Question: A mixture of 4 gm Helium and 28 gm of nitrogen is enclosed in a vessel of constant volume of 300K. F...

Question

A mixture of 4 gm Helium and 28 gm of nitrogen is enclosed in a vessel of constant volume of 300K. Find the quantity of heat absorbed by the mixture to double the root mean square velocity of its molecules. (R = Universal gas constant) .

Answer 1

Solution

Specific heat capacity is defined as the amount of heat required to raise the temperature of 1 kilogram of substance by 1 Kelvin.
$Q = C\times m\times \Delta t$
Q = quantity of heat absorbed
M = mass of the body
$\Delta t$ = rise in temperature of the body

Complete step by step solution:
Given, T = 300K ; v’ = 2v
Root Mean Velocity
$v = \sqrt{\dfrac{3RT}{M}}$
Since, the constants are same therefore, no need to put them
$\Rightarrow \dfrac{v'}{v} = \sqrt{\dfrac{T'}{T}}$
$\Rightarrow \dfrac{2v}{v} = \sqrt{\dfrac{T'}{300}}$
T’=1200K
Number of moles of Helium= ${{n}_{1}}=\dfrac{4}{4}=1$
Number of moles of Nitrogen= ${{n}_{2}}=\dfrac{28}{28}=1$
Total number of moles
n= ${{n}_{1}}+{{n}_{2}}$ =1+1=2
For Helium, ${{C}_{v1}}=\dfrac{3}{2}R$
For Nitrogen, ${{C}_{v2}}=\dfrac{5}{2}R$

Specific heat capacity of mixture
${{C}_{v}}=\dfrac{{{n}_{1}}{{C}_{v1}}+{{n}_{2}}{{C}_{v2}}}{{{n}_{1}}+{{n}_{2}}}$
${{C}_{v}}=\dfrac{1\times \dfrac{3}{2}R+1\times \dfrac{5}{2}R}{1+1}=2R$

Net heat absorbed at constant volume
${{Q}_{v}} = n{{C}_{v}}(T'-T)$
$\Rightarrow {{Q}_{v}} = 2\times 2R(1200-300)$
$\Rightarrow 3600R$
After putting the values of Gas constant which is 8.314
$\Rightarrow 3600\times 8.314$
$\Rightarrow 29930.4J$
Hence, the answer of this question is 29930.4 J

Note: When the volume of solid remains constant after a small change in temperature, it is known as specific heat at constant volume.
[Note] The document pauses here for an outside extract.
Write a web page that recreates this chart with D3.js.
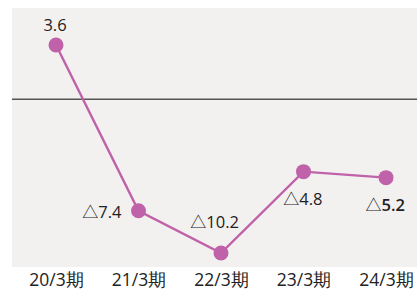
<!DOCTYPE html>
<html><head><meta charset="utf-8">
<script src="https://cdn.jsdelivr.net/npm/d3@7"></script>
<style>html,body{margin:0;padding:0;background:#fff;}svg{display:block;}</style>
</head><body>
<svg id="c" width="417" height="289"></svg>
<script>
const categories = ["20/3期","21/3期","22/3期","23/3期","24/3期"];
const values = [3.6, -7.4, -10.2, -4.8, -5.2];
const valueLabels = ["3.6","7.4","10.2","4.8","5.2"];
const labelPos = ["above","left","aboveLeft","below","below"];

const svg = d3.select("#c");
const plot = {left:12, right:417, top:8, bottom:267};
const x = d3.scalePoint().domain(categories).range([56, 386]);
const y = d3.scaleLinear().domain([-11.13, 6.06]).range([plot.bottom, plot.top]);

svg.append("rect").attr("x",plot.left).attr("y",plot.top)
  .attr("width",plot.right-plot.left).attr("height",plot.bottom-plot.top)
  .attr("fill","#f3f1f0");

svg.append("line").attr("x1",plot.left).attr("x2",plot.right)
  .attr("y1",y(0)).attr("y2",y(0)).attr("stroke","#555").attr("stroke-width",1.5);

const color = "#bf62a9";
const line = d3.line().x((d,i)=>x(categories[i])).y(d=>y(d));
svg.append("path").datum(values).attr("d",line).attr("fill","none")
  .attr("stroke",color).attr("stroke-width",2.4);

svg.selectAll("circle.m").data(values).enter().append("circle")
  .attr("cx",(d,i)=>x(categories[i])).attr("cy",d=>y(d)).attr("r",7.5).attr("fill",color);

const font = "'Open Sans', 'Noto Sans', sans-serif";
const cjk = "'Noto Sans CJK JP', sans-serif";
const lbl = svg.selectAll("text.v").data(values).enter().append("text")
  .attr("font-family",font).attr("font-size",16.5).attr("fill","#222")
  .attr("text-anchor",(d,i)=>labelPos[i]==="above"?"middle":"end")
  .attr("x",(d,i)=>{
    const cx = x(categories[i]);
    if(labelPos[i]==="left") return cx-17;
    if(labelPos[i]==="aboveLeft") return cx+18;
    if(labelPos[i]==="below") return cx+19;
    return cx-1;
  })
  .attr("y",(d,i)=>{
    const cy = y(d);
    if(labelPos[i]==="above") return cy-14;
    if(labelPos[i]==="left") return cy+7;
    if(labelPos[i]==="aboveLeft") return cy-25;
    return cy+33;
  });
lbl.each(function(d,i){
  const t = d3.select(this);
  if(d<0) t.append("tspan").attr("font-family",cjk).attr("font-size",16).text("△");
  t.append("tspan").attr("font-weight",i===4?600:400).text(valueLabels[i]);
});

const xa = svg.append("g").attr("transform",`translate(0,${plot.bottom})`)
  .call(d3.axisBottom(x).tickSize(0));
xa.select(".domain").remove();
xa.selectAll("text").attr("font-family",font).attr("font-size",17.5).attr("fill","#222")
  .attr("y",18.5).attr("dy",0);
</script>
</body></html>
It is donated by ${{C}_{v}}$ . When the pressure of solid remains constant when through a small range of temperature, it is known as specific heat at constant pressure. It is donated by ${{C}_{p}}$ . The most important point to be noted in this question is to remember the units of specific heats. As seen above, we have not put the value of R because it would have complicated the question. Therefore, try to visualise the calculations first.